One of the main problems the LGBTQ+ community has in the Philippines are the roles that they’re relegated to, according to the filmmakers. The documentary emphasizes how homosexual or transgender individuals are rarely accepted unless they’re working in beauty parlors or performing in pageants. The party and the documentary fight to erase these marginalizations.

In addition to being filmmakers, Symons and Chiang are both professors. Chiang has been an adjunct professor at UC Santa Cruz and Northwestern University, and Symons currently teaches at SF State.

The concept for “Out Run” began in 2011 and was officially released in April 2016. Since its premiere, it has been screened at several festivals, most notably Frameline40, San Francisco’s annual international LGBTQ+ film festival at the Castro Theatre.

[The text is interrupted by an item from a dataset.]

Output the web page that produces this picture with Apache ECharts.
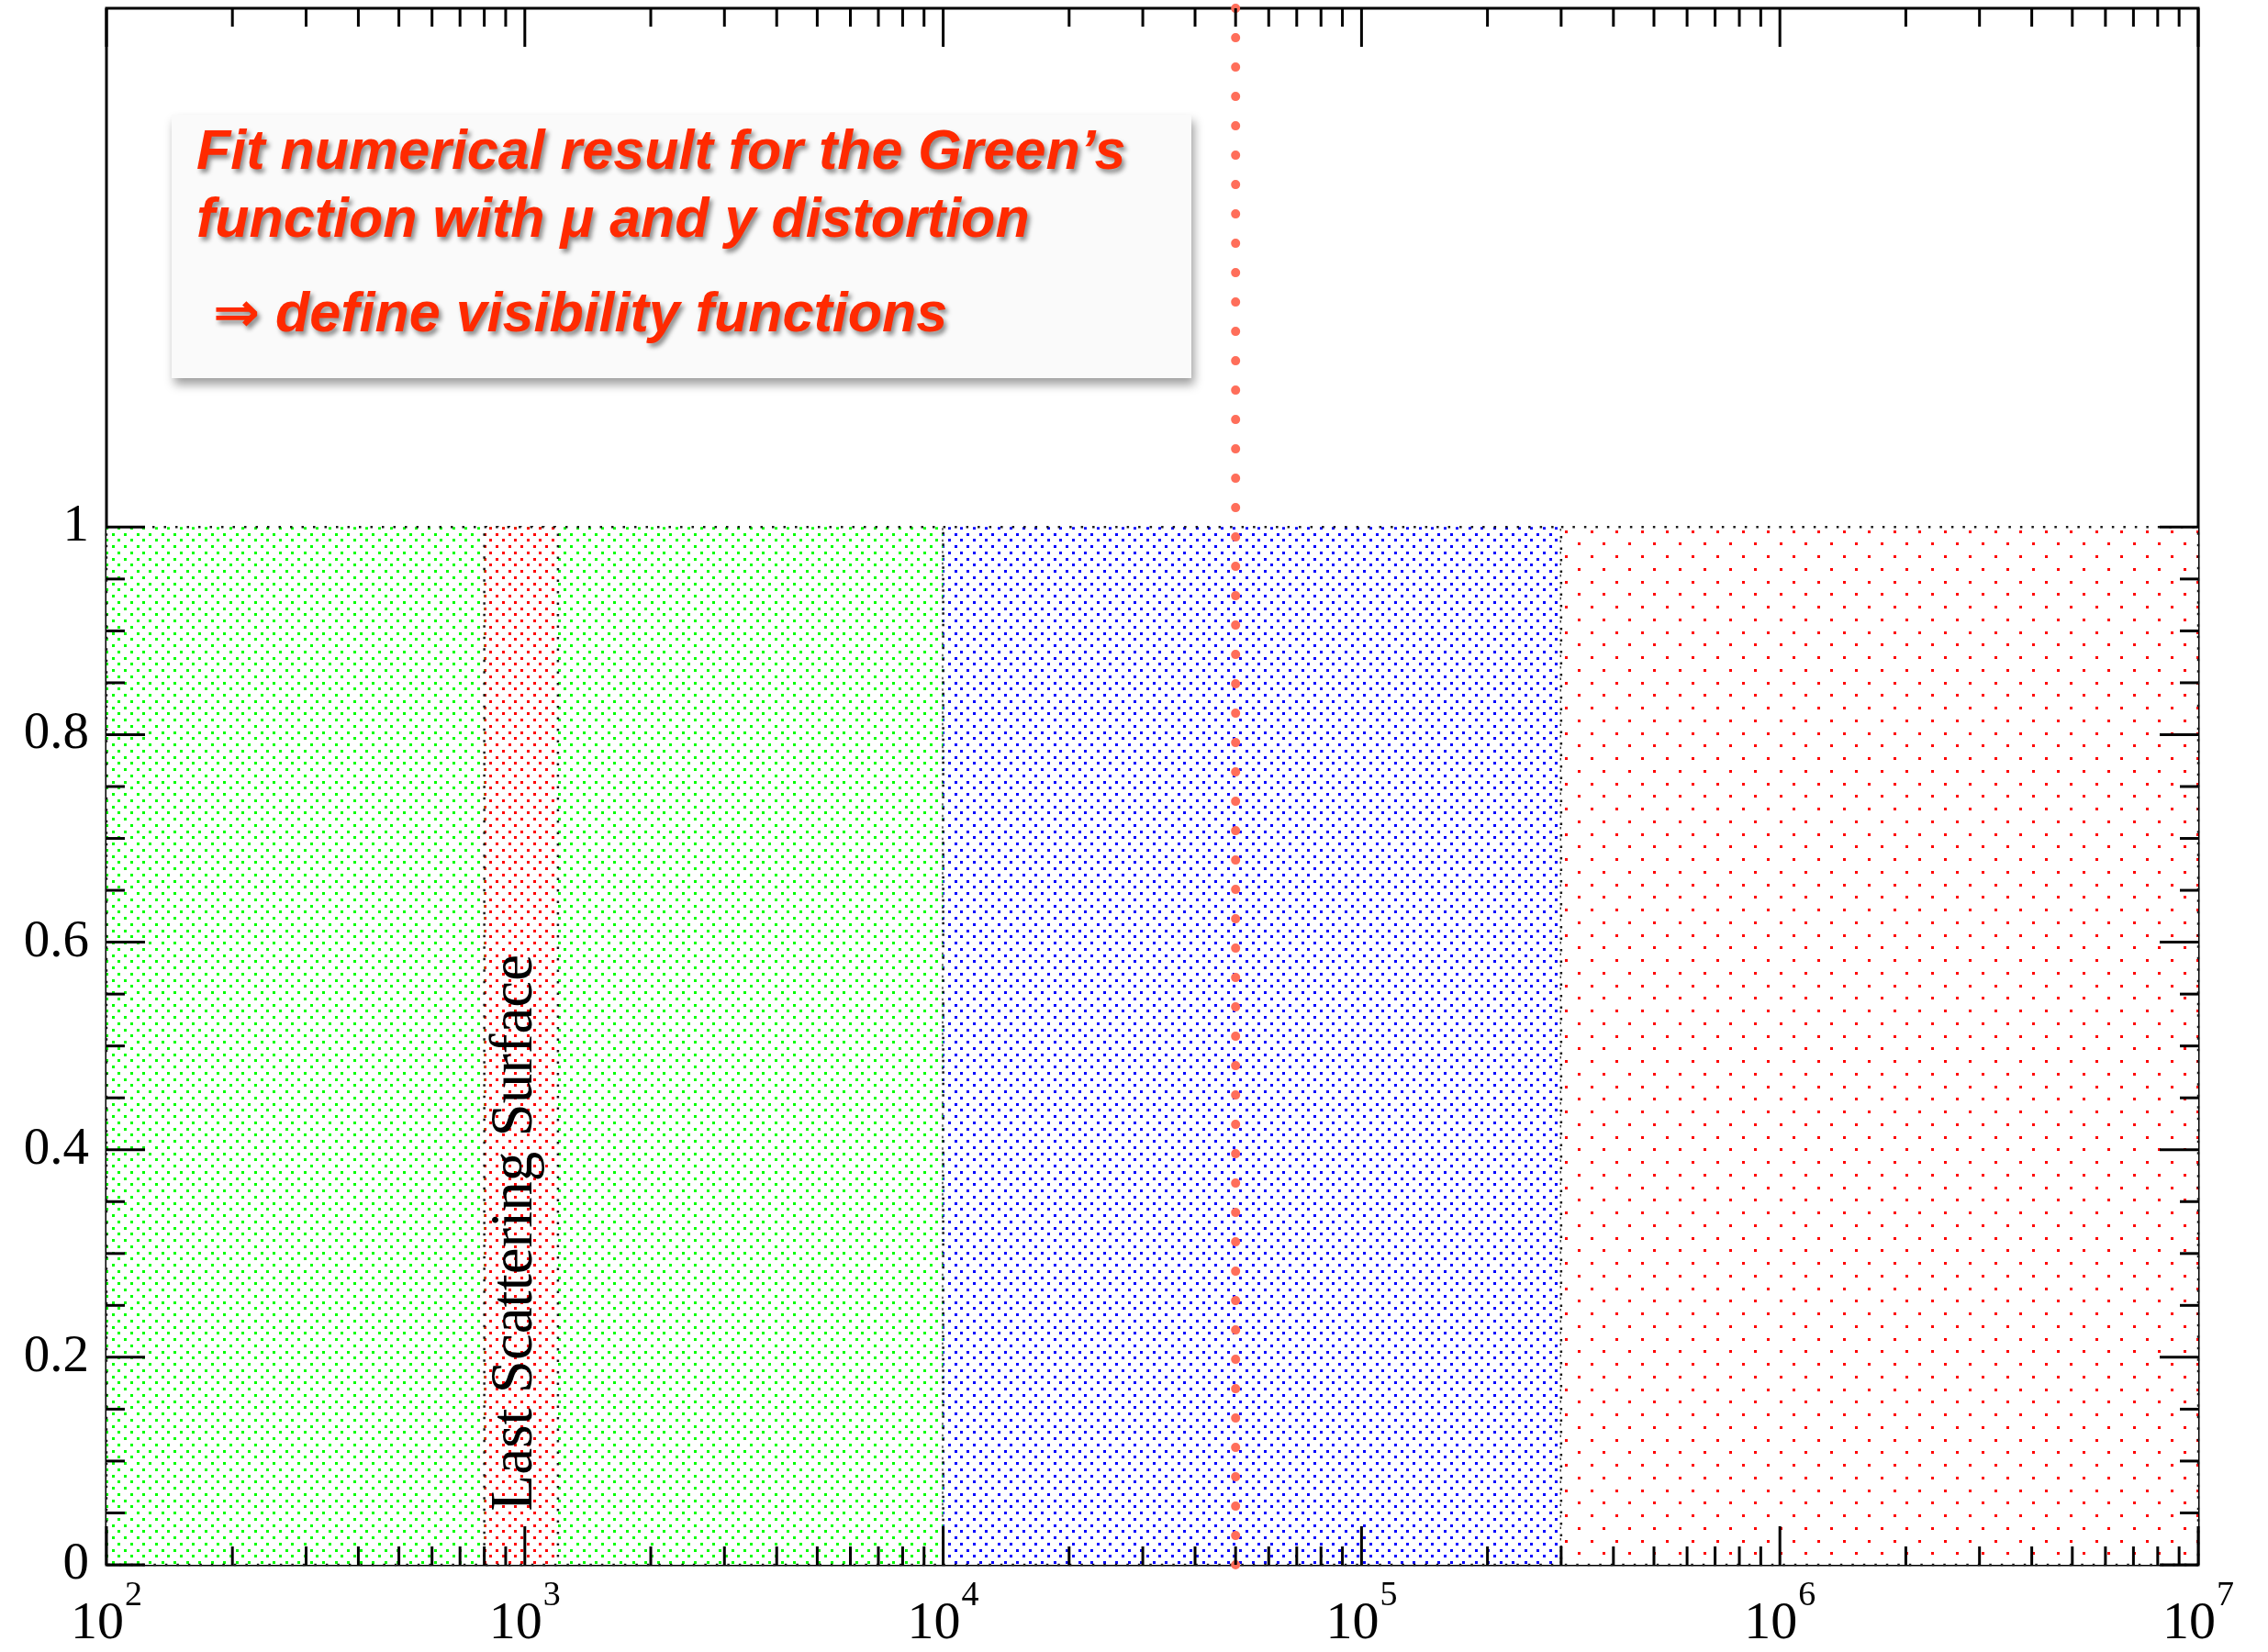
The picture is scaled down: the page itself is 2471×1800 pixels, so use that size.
<!DOCTYPE html>
<html>
<head>
<meta charset="utf-8">
<script src="https://cdn.jsdelivr.net/npm/echarts@6/dist/echarts.min.js"></script>
<style>
  html, body { margin: 0; padding: 0; background: #fff; }
  #chart { width: 2471px; height: 1800px; }
</style>
</head>
<body>
<div id="chart"></div>
<script>
// Shaded epochs in redshift, each one filled from 0 up to its top value
const bandStart = [1e2, 1e4, 3e5, 800];
const bandEnd   = [1e4, 3e5, 1e7, 1200];
const bandTop   = [1, 1, 1, 1];
const bandFill  = ['green', 'blue', 'redWide', 'red'];

// Vertical dotted marker (redshift)
const markerZ = [5e4];

// Where the rotated "Last Scattering Surface" caption sits
const lssLabelAt = [950, 0.32];
const lssLabel = 'Last Scattering Surface';

// Axis ticks and tick labels
const xMajorTicks = [1e2, 1e3, 1e4, 1e5, 1e6, 1e7];
const xTickExponents = ['2', '3', '4', '5', '6', '7'];
const xMinorTicks = [
  2e2, 3e2, 4e2, 5e2, 6e2, 7e2, 8e2, 9e2,
  2e3, 3e3, 4e3, 5e3, 6e3, 7e3, 8e3, 9e3,
  2e4, 3e4, 4e4, 5e4, 6e4, 7e4, 8e4, 9e4,
  2e5, 3e5, 4e5, 5e5, 6e5, 7e5, 8e5, 9e5,
  2e6, 3e6, 4e6, 5e6, 6e6, 7e6, 8e6, 9e6
];
const yMajorTicks = [0, 0.2, 0.4, 0.6, 0.8, 1];
const yTickLabels = ['0', '0.2', '0.4', '0.6', '0.8', '1'];
const yMinorTicks = [0.05, 0.1, 0.15, 0.25, 0.3, 0.35, 0.45, 0.5, 0.55,
                     0.65, 0.7, 0.75, 0.85, 0.9, 0.95];

// Annotation text
const noteLines = [
  'Fit numerical result for the Green\u2019s',
  'function with \u03bc and y distortion',
  '\u21d2 define visibility functions'
];

// ---- dot-hatch patterns (opaque, white ground) ----
function dotPattern(color, cell, dot) {
  const T = Math.round(cell * 2);
  const c = document.createElement('canvas');
  c.width = T; c.height = T;
  const g = c.getContext('2d');
  g.fillStyle = '#ffffff';
  g.fillRect(0, 0, T, T);
  g.fillStyle = color;
  for (let i = 0; i < 2; i++) {
    for (let j = 0; j < 2; j++) {
      g.fillRect(Math.round(i * cell), Math.round(j * cell), dot, dot);
      g.fillRect(Math.round(i * cell + cell / 2), Math.round(j * cell + cell / 2), dot, dot);
    }
  }
  return { type: 'pattern', image: c, repeat: 'repeat' };
}
const patterns = {
  green: dotPattern('#00ff00', 13.5, 3),
  blue: dotPattern('#0000ff', 13.5, 3),
  red: dotPattern('#ff0000', 13.5, 3),
  redWide: dotPattern('#ff0000', 27.5, 3)
};

function nearestIndex(list, v) {
  let best = -1, bd = Infinity;
  list.forEach((t, i) => {
    const d = Math.abs(t - v) / Math.max(Math.abs(t), 1e-9);
    if (d < bd) { bd = d; best = i; }
  });
  return bd < 1e-6 || Math.abs(list[best] - v) < 1e-9 ? best : -1;
}

const serif = '"Liberation Serif", "Times New Roman", serif';

const chart = echarts.init(document.getElementById('chart'), null, { renderer: 'canvas' });

const xTickData = xMajorTicks.map(v => [v, 1]).concat(xMinorTicks.map(v => [v, 0]));
const yTickData = yMajorTicks.map(v => [v, 1]).concat(yMinorTicks.map(v => [v, 0]));

const option = {
  backgroundColor: '#ffffff',
  animation: false,
  grid: {
    left: 116, right: 76, top: 9, bottom: 95,
    show: true, borderColor: '#000', borderWidth: 3, backgroundColor: 'transparent'
  },
  xAxis: {
    type: 'log', logBase: 10, min: 1e2, max: 1e7,
    axisLine: { show: false },
    axisTick: { show: false },
    splitLine: { show: false },
    minorTick: { show: false },
    axisLabel: {
      show: true,
      margin: 12,
      showMinLabel: true,
      showMaxLabel: true,
      hideOverlap: false,
      formatter: function (v) {
        const i = nearestIndex(xMajorTicks, v);
        if (i < 0) return '';
        return '{b|10}{e|' + xTickExponents[i] + '}';
      },
      rich: {
        // base sits low in a tall line, exponent rides at the top
        b: { fontSize: 58, fontFamily: serif, color: '#000',
             padding: [24, 0, 0, 0], verticalAlign: 'bottom' },
        e: { fontSize: 38, fontFamily: serif, color: '#000',
             padding: [3, 0, 0, 1], verticalAlign: 'top' }
      }
    }
  },
  yAxis: {
    type: 'value', min: 0, max: 1.5, interval: 0.2,
    axisLine: { show: false },
    axisTick: { show: false },
    splitLine: { show: false },
    axisLabel: {
      margin: 19,
      fontSize: 57,
      fontFamily: serif,
      color: '#000',
      showMaxLabel: true,
      formatter: function (v) {
        const i = nearestIndex(yMajorTicks, v);
        return i < 0 ? '' : yTickLabels[i];
      }
    }
  },
  series: [
    {
      // shaded epochs
      type: 'custom',
      z: 2,
      silent: true,
      data: bandStart.map((s, i) => [s, bandEnd[i], bandTop[i], i]),
      encode: { x: [0, 1], y: 2 },
      renderItem: function (params, api) {
        const i = api.value(3);
        const p0 = api.coord([api.value(0), api.value(2)]);
        const p1 = api.coord([api.value(1), 0]);
        return {
          type: 'rect',
          shape: { x: p0[0], y: p0[1], width: p1[0] - p0[0], height: p1[1] - p0[1] },
          style: {
            fill: patterns[bandFill[i]],
            stroke: '#1a1a1a',
            lineWidth: 2.5,
            lineDash: [2.5, 10]
          }
        };
      }
    },
    {
      // x ticks, bottom and top edges
      type: 'custom',
      z: 6,
      silent: true,
      data: xTickData,
      encode: { x: 0 },
      renderItem: function (params, api) {
        const x = api.coord([api.value(0), 0])[0];
        const cs = params.coordSys;
        const L = api.value(1) ? 42 : 20;
        const yb = cs.y + cs.height, yt = cs.y;
        return {
          type: 'group',
          children: [
            { type: 'line', shape: { x1: x, y1: yb, x2: x, y2: yb - L }, style: { stroke: '#000', lineWidth: 3 } },
            { type: 'line', shape: { x1: x, y1: yt, x2: x, y2: yt + L }, style: { stroke: '#000', lineWidth: 3 } }
          ]
        };
      }
    },
    {
      // y ticks, left and right edges
      type: 'custom',
      z: 6,
      silent: true,
      data: yTickData,
      encode: { y: 0 },
      renderItem: function (params, api) {
        const y = api.coord([1e2, api.value(0)])[1];
        const cs = params.coordSys;
        const L = api.value(1) ? 42 : 20;
        const xl = cs.x, xr = cs.x + cs.width;
        return {
          type: 'group',
          children: [
            { type: 'line', shape: { x1: xl, y1: y, x2: xl + L, y2: y }, style: { stroke: '#000', lineWidth: 3 } },
            { type: 'line', shape: { x1: xr, y1: y, x2: xr - L, y2: y }, style: { stroke: '#000', lineWidth: 3 } }
          ]
        };
      }
    },
    {
      // vertical dotted marker
      type: 'line',
      z: 5,
      silent: true,
      symbol: 'none',
      data: [[markerZ[0], 1.5], [markerZ[0], 0]],
      lineStyle: { color: '#ff6e5a', width: 10, type: [0.1, 31.9], cap: 'round' }
    },
    {
      // caption for the last-scattering band
      type: 'scatter',
      z: 7,
      silent: true,
      symbolSize: 1,
      itemStyle: { color: 'rgba(0,0,0,0)' },
      data: [lssLabelAt],
      label: {
        show: true,
        position: 'inside',
        rotate: 90,
        formatter: lssLabel,
        fontSize: 65,
        fontFamily: serif,
        color: '#000',
        opacity: 1,
        textBorderWidth: 0
      }
    }
  ],
  graphic: [
    {
      type: 'rect',
      z: 100,
      shape: { x: 187, y: 125, width: 1111, height: 287 },
      style: {
        fill: '#fafafa',
        shadowBlur: 10,
        shadowOffsetX: 3,
        shadowOffsetY: 7,
        shadowColor: 'rgba(0,0,0,0.38)'
      }
    }
  ].concat(noteLines.map((t, i) => ({
    type: 'text',
    z: 101,
    x: i === 2 ? 232 : 214,
    y: [167, 241, 344][i],
    style: {
      text: t,
      fontSize: 61,
      fontWeight: 'bold',
      fontStyle: 'italic',
      fontFamily: '"Liberation Sans", Arial, "DejaVu Sans", sans-serif',
      fill: '#ff2a00',
      verticalAlign: 'middle',
      align: 'left',
      textShadowColor: 'rgba(0,0,0,0.45)',
      textShadowBlur: 5,
      textShadowOffsetX: 3,
      textShadowOffsetY: 4
    }
  })))
};

chart.setOption(option);
</script>
</body>
</html>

According to Symons and Chiang, the reactions to the documentary have been very positive and viewers have strongly identified with the LGBTQ+ politics in the film.

“Audiences have been struck by the experience of viewing such a familiar thing through a different lens,” Symons said. “They’ve taken a deep dive into something they didn’t know anything about.”

As Symons and Chiang are both part of the LGBTQ+ community, they hoped viewers would be inspired by the different efforts of the Ladlad party and get a real sense of LGBTQ+ issues as a global phenomenon.

“I feel it lets people see various experiences, so they understand and don’t assume that everyone has the same narrative,” Chiang said.

SF State’s cinema department played a large part in producing this film. About eight to 10 of Symon’s students helped with some of the post-production aspects such as translations, editing, outreach and distribution.

“It’s the way things go,” said 34-year-old John Alonso, a cinema major and one of Symons’s students. “I recognized a lot of the names in the credits, there’s so much support within the department and amongst the faculty.”

Alonso, who came to the screening, thought the documentary was brilliant and said he believes that portraying this type of narrative is an important thing.

“We’re very fortunate to be in the Bay Area, where LGBT communities have so much support from the general public,” Alonso said. “It’s great to see a different type of society that’s also having a movement.”